By announcing it will spend up to US$1 billion for a planned wireless joint venture with San Miguel Corporation in the Philippines, Telstra slammed the telcos currently operating in the country, Tech in Asia reports.
Both Telstra and San Miguel will put money into the venture, while more investment is expected from external sources, Telstra's chief Andy Penn told investors.
For the time being, however, the two firms are still in the process of agreeing upon a deal, which, once both parties are satisfied, could shake-up the duopoly of telcos PLDT and Globe Telecom in the archipelago.

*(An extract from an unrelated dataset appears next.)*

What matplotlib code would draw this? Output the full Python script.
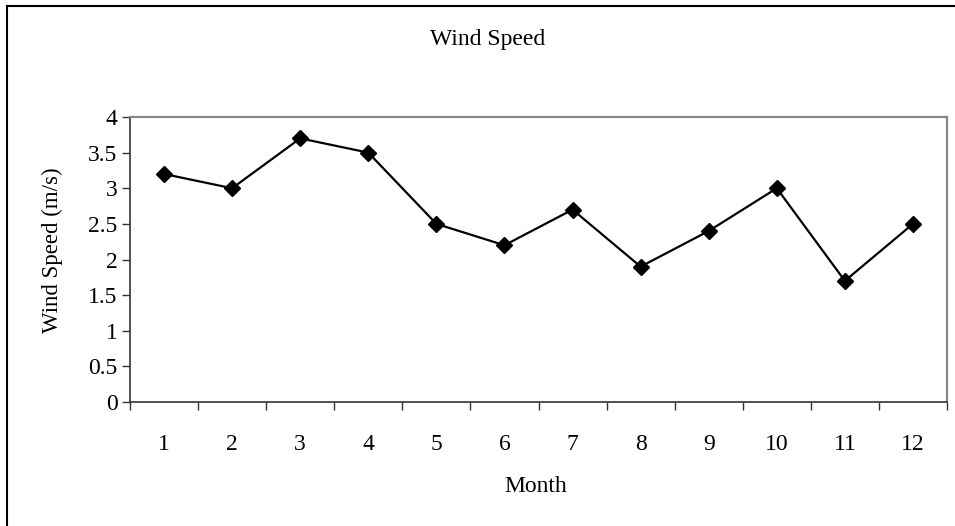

Penn pulled no punches on the current state of affairs in the Philippines as far as service is concerned:
"Frankly, let's face it, go to the Philippines and experience the lousy service you get from the incumbent operators and you will see that [there's] opportunity for a new operator to provide a much better quality service ... I think there's a significant opportunity," Penn was quoted as saying in The Australian.
San Miguel, the Philippines' largest corporation in terms of revenue, appears to be determined to create waves in the country's telecoms sector and continues to roll out its mobile telecoms network through Bell Telecommunications.
The joint venture would represent a further move away from its traditional food and beer businesses, with it increasingly channelling its energies into heavy industries such as infrastructure, power, oil refining, and telecoms.
Meanwhile, Telstra is no stranger to Asia having acquired Singapore and Hong Kong-based internet services company, Pacnet, for US$697 million earlier this year. The Melbourne-based firm has put some US$3.56 billion aside for Asian ventures.